The Evil Clergyman

One of the more insidious difficulties in my renewed October rite, the nightly immersion in a tale by H. P. Lovecraft, is the creeping infection of his voice upon my own. I had not foreseen how the cadences of that Providence scribe might insinuate themselves into the sinews of my prose, nor how his brooding vision of cosmic dread would shadow my own meditations upon the Gnostic abyss. My current labor, a serialized chronicle steeped in aeonic revelation and spiritual decay, differs in nature from Lovecraft’s monstrous immensities, yet his spectral influence looms ever near, an unseen hand guiding my pen toward forbidden harmonies not wholly mine.
Still, though the struggle for sovereignty of voice is wearying, I find a grim satisfaction in the ordeal, for what apprentice of horror would not be both humbled and exalted to learn at the feet of so dreadful a master?

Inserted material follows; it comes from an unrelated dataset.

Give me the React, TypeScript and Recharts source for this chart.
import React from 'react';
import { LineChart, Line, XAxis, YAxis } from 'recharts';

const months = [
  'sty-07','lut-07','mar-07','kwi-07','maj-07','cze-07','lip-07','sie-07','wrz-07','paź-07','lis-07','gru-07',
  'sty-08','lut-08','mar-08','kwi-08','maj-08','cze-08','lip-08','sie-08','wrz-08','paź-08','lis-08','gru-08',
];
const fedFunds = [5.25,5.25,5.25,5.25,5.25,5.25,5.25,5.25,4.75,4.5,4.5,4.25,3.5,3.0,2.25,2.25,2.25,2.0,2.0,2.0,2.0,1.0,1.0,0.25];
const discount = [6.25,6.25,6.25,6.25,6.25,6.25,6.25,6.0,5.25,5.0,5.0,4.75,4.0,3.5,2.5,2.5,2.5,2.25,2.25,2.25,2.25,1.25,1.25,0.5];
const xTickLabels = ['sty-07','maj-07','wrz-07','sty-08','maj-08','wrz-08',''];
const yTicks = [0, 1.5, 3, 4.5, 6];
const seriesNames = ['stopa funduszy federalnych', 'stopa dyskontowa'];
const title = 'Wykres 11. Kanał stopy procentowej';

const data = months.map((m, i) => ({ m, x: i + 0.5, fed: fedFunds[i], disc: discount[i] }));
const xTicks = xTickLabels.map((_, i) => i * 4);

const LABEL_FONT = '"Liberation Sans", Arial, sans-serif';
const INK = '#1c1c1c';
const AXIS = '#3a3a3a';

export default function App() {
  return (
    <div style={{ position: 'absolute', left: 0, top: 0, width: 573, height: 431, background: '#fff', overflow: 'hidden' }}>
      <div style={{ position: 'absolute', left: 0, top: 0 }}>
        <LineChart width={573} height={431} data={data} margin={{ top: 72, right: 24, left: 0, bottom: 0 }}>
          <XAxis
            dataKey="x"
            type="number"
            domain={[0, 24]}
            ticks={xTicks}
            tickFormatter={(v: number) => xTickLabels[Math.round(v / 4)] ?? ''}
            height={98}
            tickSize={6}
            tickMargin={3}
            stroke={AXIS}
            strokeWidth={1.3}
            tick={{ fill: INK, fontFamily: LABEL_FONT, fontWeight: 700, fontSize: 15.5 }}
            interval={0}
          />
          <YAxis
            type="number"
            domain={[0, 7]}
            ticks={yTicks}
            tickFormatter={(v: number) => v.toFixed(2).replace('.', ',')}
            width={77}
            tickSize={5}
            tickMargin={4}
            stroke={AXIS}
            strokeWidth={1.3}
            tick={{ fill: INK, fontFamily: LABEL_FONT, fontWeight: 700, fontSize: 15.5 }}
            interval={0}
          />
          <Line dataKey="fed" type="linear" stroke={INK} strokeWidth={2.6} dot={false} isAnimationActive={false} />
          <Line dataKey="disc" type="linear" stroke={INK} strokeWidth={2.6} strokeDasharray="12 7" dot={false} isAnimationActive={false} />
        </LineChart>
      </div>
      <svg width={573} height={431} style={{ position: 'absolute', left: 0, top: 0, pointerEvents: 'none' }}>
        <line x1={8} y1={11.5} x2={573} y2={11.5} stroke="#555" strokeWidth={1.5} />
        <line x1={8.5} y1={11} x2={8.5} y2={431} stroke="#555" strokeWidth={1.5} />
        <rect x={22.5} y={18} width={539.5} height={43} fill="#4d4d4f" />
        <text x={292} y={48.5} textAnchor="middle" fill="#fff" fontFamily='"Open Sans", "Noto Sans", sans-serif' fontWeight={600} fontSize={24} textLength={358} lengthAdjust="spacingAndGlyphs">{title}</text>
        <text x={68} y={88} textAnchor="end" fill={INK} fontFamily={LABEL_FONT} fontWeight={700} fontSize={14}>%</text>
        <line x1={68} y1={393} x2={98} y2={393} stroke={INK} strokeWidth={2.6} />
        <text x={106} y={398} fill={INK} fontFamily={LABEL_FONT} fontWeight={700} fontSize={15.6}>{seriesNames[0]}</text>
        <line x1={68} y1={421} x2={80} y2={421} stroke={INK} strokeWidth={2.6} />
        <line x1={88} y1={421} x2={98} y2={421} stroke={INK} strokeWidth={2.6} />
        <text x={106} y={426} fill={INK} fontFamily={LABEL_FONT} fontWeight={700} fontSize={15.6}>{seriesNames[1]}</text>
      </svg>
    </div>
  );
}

And now, with the proper reverence and unease, let us turn to this evening’s study, “The Evil Clergyman.”
In the dim loft of a time-eaten house, theournarrator is cautioned by his uneasy companion not to remain after nightfall nor to lay a hand upon the small and sinister object resting upon a table. When solitude enfolds him, he surveys the chamber’s grim array of theological and forbidden volumes, feeling the stealthy pull of that accursed relic. From his pocket he draws a queer device like a flashlight, whose beam is a sickly violet hue composed of infinitesimal motes that drift like living dust. When he turns this radiance upon the object, it crackles with a sound like ruptured air and begins to blush with a dreadful pink light, within which a pale form slowly takes shape.
Before him stands a spectral clergyman, garbed in the vestments of the Anglican Church, his face drawn with knowledge no mortal should possess. In silence he seizes books of occult lore and casts them into the fire. Presently other clergymen appear, pallid and trembling, and confront the apparition before fleeing in unspeakable fear. The lone phantom smiles in hideous triumph, fetches a coil of rope, and sets about fashioning a noose.
When the narrator rushes forward, the figure turns with menace in its eyes. Desperation guides the narrator’s hand, and he raises the violet light as one might a weapon. The beam strikes the revenant, which reels backward and vanishes down a dark stair.
Descending, the narrator finds no corpse, only three men bearing lanterns. Two cry out and flee, leaving the original companion to whisper that he should never have meddled. The narrator is led to a mirror and beholds not his own visage, but that of the blasphemous clergyman, whose soul has taken his place within the flesh of the living.
“The Evil Clergyman” was born of a letter penned in the year 1933, wherein H. P. Lovecraft recounted to his friend Bernard Austin Dwyer a dream of unearthly vividness and dreadful import. After the author’s passing, this fragment of nocturnal vision found its way into the April 1939 issue of Weird Tales, taking on the guise of a story that seemed half dream, half invocation. Many years later it was shaped anew for the ill-fated film Pulse Pounders, which itself never emerged from the shadows of oblivion. What shape the tale might have taken under Lovecraft’s living hand no mortal can say, for its final purpose remains veiled, like the lingering echo of a nightmare glimpsed upon awakening.